Well, Labor Day has passed. Does this mean summer is officially over? I hope not since it is still in the 90’s here in East Tennessee but summer is coming to a close. Back at the end of June, I wrote a post about giving up the scale for the remainder of summer. Sound familiar? Basically I just decided to stop weighing myself until Labor Day in an effort to enjoy summer activities and summer foods without feeling guilty about it thanks to a silly number on a scale.
It was actually pretty fantastic and I loved not having guilt associated with my food choices and not having the shame that comes along with a not so great weigh-in. Did I go all nuts and eat the farm? No, but I certainly didn’t say no to a s’more or a hamburger at a cookout. Balance, ya dig?
While my heaviest at the beginning of summer was around 235, I did a final weigh-in before saying goodbye to the scale and it had me at 228. Starting with a new decade was a perfect kick off to a scaleless summer. I mentioned that I had no definitive goal for the summer other than to maintain and not gain. I probably could have done a lot more during the months of July and August but I worked out when I could and didn’t go completely overboard on eating. There was no guilt revolving around numbers or food choices and that alone was very liberating. Doing a scaleless summer was probably one of the best decisions I have made.
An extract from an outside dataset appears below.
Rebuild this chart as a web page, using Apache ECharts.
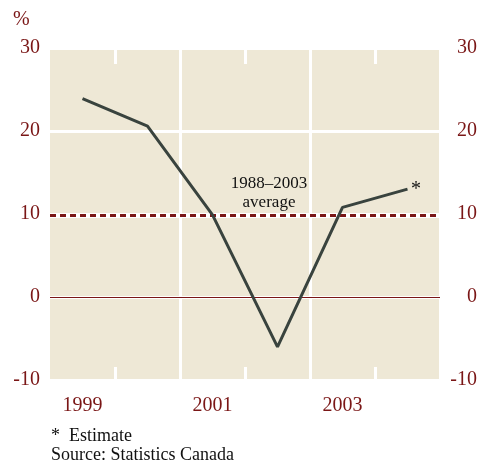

You are probably wanting to know the results, right? Well I weighed in the morning of Labor Day and lo and behold the scale had another new decade. Hello 218!!!! Ecstatic might be an understatement. I lost exactly 10 pounds during the time I did a scaleless summer and 17 pounds since the real beginning of summer. That’s a success! Yes, the number on the scale makes me so happy and I’m so thankful to have shed some pounds this summer even though the main goal was to maintain but I’m even more happy that I attained successful weight loss by simply being me and not depriving myself and not feeling guilty and ashamed. That was the main purpose of ditching the scale.
While I continue to focus on weight loss I will definitely be weighing myself from time to time to keep tabs and chase my never-ending goal of having a weight that begins with the number one but I will no longer be fixated on the idea of weighing myself and running to the scale to validate myself. The scale just isn’t a priority anymore. So, that’s what scaleless summer did for me and I will for sure be doing this again next summer.
Have you ever given up the scale? Ever lost weight due to giving up the scale? How do you deal with numbers and scale obsession?